Your columns, over the recent weeks, have been replete with heated debate surrounding: the performance of the Vice-Chancellor of UG; his related employment contract; the legal status of the contending UG Unions; the decision-making process of the UG Council – all overtaken by the advice of the overseeing GTUC, via its President.
From amongst others, this observation is made with particular reference to the following extract from the latter’s letter in SN of May 31, 2019. It reads thus: “GTUC’s nominee’s support for the Vice-Chancellor being paid in lieu of leave”. At the meeting with the Unions on Wednesday 22nd May we advised that payment in lieu of leave was a practice in the private and public sectors. It therefore would have been unwise for the GTUC to undo a long held principle and practice. The GTU further advised that tactically, it is the unions’ advantage to use this opportunity to encourage their members to benefit from this practice.”

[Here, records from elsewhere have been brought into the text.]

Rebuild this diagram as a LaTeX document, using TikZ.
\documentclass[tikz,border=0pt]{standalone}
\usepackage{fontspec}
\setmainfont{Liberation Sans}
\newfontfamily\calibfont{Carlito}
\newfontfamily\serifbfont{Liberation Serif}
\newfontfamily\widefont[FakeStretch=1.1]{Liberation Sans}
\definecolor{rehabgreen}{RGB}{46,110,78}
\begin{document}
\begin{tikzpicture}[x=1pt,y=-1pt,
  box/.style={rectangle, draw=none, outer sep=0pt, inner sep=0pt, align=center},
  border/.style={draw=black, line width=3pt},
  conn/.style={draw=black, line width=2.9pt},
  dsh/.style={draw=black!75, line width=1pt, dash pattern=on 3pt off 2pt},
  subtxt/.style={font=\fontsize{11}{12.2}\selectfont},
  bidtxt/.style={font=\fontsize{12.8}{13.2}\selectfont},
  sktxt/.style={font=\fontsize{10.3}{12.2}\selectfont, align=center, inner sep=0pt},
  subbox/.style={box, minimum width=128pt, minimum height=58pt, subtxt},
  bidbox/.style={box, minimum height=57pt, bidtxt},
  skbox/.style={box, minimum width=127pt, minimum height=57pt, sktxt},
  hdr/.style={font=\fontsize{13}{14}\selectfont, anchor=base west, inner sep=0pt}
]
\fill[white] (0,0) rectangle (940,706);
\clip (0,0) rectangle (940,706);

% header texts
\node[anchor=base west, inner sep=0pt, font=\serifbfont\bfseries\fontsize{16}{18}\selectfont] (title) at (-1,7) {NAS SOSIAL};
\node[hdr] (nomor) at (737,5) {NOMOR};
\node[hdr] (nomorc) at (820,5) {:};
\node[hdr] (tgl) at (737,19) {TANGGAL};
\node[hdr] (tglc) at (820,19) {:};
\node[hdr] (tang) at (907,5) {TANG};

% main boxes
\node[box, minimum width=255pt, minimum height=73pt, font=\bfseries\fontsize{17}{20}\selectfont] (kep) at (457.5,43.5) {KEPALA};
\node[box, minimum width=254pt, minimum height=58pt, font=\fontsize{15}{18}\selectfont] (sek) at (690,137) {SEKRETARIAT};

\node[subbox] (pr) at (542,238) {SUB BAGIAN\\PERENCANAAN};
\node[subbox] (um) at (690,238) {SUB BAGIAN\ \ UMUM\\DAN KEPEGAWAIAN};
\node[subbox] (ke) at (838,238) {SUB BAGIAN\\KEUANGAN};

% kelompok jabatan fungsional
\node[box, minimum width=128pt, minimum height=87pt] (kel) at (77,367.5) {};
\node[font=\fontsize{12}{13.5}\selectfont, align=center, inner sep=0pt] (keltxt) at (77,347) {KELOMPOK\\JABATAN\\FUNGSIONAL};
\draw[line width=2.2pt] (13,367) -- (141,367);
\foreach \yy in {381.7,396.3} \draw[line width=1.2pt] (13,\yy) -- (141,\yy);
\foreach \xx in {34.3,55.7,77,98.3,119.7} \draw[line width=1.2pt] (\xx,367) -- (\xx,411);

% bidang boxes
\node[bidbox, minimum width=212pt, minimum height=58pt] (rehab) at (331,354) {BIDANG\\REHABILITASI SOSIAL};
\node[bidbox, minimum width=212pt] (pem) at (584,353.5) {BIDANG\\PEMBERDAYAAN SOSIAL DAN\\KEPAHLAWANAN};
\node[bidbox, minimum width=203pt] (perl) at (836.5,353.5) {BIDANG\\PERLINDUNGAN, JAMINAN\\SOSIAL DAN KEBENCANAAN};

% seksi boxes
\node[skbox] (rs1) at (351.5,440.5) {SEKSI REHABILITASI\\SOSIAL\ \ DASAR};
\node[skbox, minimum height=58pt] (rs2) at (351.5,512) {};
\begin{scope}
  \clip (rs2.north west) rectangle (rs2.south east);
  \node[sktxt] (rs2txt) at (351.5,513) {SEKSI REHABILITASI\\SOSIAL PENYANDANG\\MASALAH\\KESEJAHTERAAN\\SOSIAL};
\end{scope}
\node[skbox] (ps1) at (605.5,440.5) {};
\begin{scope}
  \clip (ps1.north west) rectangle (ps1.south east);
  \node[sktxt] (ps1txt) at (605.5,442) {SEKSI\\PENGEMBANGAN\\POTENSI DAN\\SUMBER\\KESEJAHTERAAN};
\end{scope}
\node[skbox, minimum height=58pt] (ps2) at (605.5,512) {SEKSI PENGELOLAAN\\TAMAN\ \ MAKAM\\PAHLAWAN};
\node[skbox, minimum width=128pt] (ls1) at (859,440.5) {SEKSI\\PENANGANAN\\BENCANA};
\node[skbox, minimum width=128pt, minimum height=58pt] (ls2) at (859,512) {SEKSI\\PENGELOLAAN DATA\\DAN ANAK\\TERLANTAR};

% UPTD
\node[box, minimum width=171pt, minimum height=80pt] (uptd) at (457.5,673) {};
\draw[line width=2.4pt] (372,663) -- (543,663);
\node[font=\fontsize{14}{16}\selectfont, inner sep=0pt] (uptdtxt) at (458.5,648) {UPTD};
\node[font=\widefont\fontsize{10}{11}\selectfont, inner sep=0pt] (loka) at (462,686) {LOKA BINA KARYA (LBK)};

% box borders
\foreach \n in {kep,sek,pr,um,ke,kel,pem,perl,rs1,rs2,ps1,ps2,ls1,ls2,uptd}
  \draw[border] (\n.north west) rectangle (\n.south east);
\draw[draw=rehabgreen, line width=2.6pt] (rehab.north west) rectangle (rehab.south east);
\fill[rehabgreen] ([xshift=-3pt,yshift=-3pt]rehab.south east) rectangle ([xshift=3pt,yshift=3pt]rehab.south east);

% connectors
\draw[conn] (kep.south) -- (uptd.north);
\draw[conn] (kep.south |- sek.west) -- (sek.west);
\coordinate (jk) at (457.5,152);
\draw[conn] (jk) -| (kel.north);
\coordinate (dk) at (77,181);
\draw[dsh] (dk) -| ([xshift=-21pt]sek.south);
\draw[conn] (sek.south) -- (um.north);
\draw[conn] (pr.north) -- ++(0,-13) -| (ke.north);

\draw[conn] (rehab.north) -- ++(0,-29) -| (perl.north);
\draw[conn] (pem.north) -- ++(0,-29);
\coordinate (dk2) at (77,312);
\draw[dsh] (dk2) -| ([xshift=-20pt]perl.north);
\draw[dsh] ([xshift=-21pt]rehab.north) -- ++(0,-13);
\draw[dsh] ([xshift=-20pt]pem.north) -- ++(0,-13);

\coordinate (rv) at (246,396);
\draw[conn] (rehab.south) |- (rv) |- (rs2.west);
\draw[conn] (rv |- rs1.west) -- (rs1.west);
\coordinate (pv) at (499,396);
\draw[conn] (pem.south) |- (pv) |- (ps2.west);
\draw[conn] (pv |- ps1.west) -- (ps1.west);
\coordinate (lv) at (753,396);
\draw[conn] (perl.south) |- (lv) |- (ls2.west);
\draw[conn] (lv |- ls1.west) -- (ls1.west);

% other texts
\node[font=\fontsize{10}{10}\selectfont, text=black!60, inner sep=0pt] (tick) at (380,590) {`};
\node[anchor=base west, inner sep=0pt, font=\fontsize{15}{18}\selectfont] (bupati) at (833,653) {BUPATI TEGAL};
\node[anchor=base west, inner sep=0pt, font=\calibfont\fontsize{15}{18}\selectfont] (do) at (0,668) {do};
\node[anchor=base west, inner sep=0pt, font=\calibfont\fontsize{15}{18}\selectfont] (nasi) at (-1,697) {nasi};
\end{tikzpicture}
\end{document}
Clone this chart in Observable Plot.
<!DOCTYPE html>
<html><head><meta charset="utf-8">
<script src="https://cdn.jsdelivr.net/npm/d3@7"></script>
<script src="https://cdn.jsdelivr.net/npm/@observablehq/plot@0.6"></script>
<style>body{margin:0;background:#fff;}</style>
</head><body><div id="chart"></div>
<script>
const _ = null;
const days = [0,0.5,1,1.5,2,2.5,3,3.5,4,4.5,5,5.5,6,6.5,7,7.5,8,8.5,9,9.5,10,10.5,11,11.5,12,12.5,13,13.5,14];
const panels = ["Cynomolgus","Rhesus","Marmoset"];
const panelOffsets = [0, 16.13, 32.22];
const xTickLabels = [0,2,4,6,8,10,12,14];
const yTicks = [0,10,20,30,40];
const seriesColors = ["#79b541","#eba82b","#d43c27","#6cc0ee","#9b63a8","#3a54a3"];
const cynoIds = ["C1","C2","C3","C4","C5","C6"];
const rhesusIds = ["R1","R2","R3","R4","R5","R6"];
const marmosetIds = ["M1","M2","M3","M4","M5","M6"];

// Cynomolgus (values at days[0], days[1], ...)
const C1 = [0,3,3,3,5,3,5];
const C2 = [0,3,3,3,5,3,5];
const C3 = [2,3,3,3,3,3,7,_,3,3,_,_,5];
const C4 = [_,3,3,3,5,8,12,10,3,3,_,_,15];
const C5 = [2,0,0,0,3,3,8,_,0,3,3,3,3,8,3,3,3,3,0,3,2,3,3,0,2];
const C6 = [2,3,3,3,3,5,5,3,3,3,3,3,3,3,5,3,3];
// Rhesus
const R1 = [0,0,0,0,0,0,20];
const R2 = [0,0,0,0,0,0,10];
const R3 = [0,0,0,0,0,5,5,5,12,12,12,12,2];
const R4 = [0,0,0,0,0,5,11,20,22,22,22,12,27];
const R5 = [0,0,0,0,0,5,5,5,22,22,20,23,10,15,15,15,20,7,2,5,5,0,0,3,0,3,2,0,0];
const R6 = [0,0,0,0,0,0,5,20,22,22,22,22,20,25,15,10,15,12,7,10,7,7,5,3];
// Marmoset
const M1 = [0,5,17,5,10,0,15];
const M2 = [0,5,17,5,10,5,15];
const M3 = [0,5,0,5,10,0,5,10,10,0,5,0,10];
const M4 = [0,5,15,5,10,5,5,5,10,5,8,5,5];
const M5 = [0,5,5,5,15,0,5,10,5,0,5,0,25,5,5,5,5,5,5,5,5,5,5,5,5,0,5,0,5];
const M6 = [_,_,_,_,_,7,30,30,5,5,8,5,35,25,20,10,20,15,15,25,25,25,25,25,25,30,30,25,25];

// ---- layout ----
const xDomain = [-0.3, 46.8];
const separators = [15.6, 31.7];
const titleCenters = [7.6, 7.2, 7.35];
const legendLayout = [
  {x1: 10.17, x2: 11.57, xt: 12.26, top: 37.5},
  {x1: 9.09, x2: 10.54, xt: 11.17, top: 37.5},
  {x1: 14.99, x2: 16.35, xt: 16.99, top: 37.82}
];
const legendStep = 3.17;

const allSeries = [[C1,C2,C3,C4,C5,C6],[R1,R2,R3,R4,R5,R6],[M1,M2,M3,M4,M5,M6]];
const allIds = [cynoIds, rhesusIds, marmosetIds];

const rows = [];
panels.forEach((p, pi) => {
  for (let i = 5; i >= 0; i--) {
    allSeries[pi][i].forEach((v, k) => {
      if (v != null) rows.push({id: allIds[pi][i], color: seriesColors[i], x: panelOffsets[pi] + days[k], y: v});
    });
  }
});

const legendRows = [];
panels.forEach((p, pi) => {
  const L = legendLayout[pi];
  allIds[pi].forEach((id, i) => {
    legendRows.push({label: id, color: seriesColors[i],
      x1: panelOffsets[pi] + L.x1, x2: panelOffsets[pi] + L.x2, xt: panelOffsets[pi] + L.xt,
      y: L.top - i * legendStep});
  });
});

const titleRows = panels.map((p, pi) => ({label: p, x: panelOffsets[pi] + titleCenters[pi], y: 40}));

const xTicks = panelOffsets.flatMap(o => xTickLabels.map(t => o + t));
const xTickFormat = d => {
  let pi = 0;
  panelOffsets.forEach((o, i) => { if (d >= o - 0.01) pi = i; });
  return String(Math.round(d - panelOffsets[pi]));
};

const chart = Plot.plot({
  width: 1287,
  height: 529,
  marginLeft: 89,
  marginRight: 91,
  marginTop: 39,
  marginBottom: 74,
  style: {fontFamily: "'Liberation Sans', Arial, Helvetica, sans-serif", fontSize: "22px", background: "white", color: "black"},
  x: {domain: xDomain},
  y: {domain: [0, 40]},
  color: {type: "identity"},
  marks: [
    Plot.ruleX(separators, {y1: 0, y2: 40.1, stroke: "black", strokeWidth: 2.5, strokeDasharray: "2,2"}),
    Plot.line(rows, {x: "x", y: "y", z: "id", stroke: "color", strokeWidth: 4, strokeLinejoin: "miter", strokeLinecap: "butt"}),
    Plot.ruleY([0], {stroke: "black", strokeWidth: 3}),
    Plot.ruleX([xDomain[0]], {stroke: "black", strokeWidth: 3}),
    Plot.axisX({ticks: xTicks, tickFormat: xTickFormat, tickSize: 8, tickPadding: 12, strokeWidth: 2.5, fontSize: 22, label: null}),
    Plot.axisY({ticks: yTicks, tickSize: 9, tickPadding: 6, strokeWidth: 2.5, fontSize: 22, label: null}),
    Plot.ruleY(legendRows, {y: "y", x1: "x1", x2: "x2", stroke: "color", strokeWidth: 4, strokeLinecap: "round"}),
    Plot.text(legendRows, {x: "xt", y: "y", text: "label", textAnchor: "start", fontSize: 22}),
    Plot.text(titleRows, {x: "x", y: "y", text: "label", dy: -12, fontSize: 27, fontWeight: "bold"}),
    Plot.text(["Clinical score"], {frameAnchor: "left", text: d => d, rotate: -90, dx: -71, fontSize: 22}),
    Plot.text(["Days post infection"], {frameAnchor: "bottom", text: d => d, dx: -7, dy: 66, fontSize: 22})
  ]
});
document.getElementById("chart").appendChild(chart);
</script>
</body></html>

One is uncertain whether any competent human resources management practitioner functioning in a disciplined organisation (private or public), would agree that in this context ‘paid leave’ is a ‘principle’ in the first instance. Large employers, like the sugar industry for example, take care to schedule leave-taking, in order, amongst other things, to provide opportunity for potential successors to act up in identified higher grades.
At the same time, it is usually a management initiative to grant paid leave in response to specific human resources requirements. In disciplined organisations therefore it is quite ill-advised to allow employees to ‘take advantage’ of ‘the benefit of paid leave’. One is surprised, and indeed disappointed, to learn that this malpractice is of common indulgence as, not infrequently, leave-taking could involve families. Teachers, who are in the public sector, have limited choice.
But, as it turns out, none of the above applies to the situation surrounding the Vice-Chancellor of UG. The immediate and fundamental issue is about ‘terminal leave’ only. There inheres a contradiction of the terms of the contract to not proceed on paid terminal leave, and for the employee, in the absence of a renewed contract, to assume continuation of employment, however implied may be the mutual expectation – of employee and employer.
So that the GTUC’s representative was sorely misguided in not recognising that the issue was specifically about ‘terminal leave’, as distinct from paid annual leave.
Obviously equally so, was the Vice-Chancellor, and at one stage the UG Council; in not addressing the specific condition of ‘terminal leave’, which incidentally is not dissimilar to pre-retirement leave for pensionables.
What would concern the interested observer of this apparent confusion, is the content of UG’s academic programme as it relates to Human Resources Management.
Does the old adage still apply; or is it that we teach only what we practice?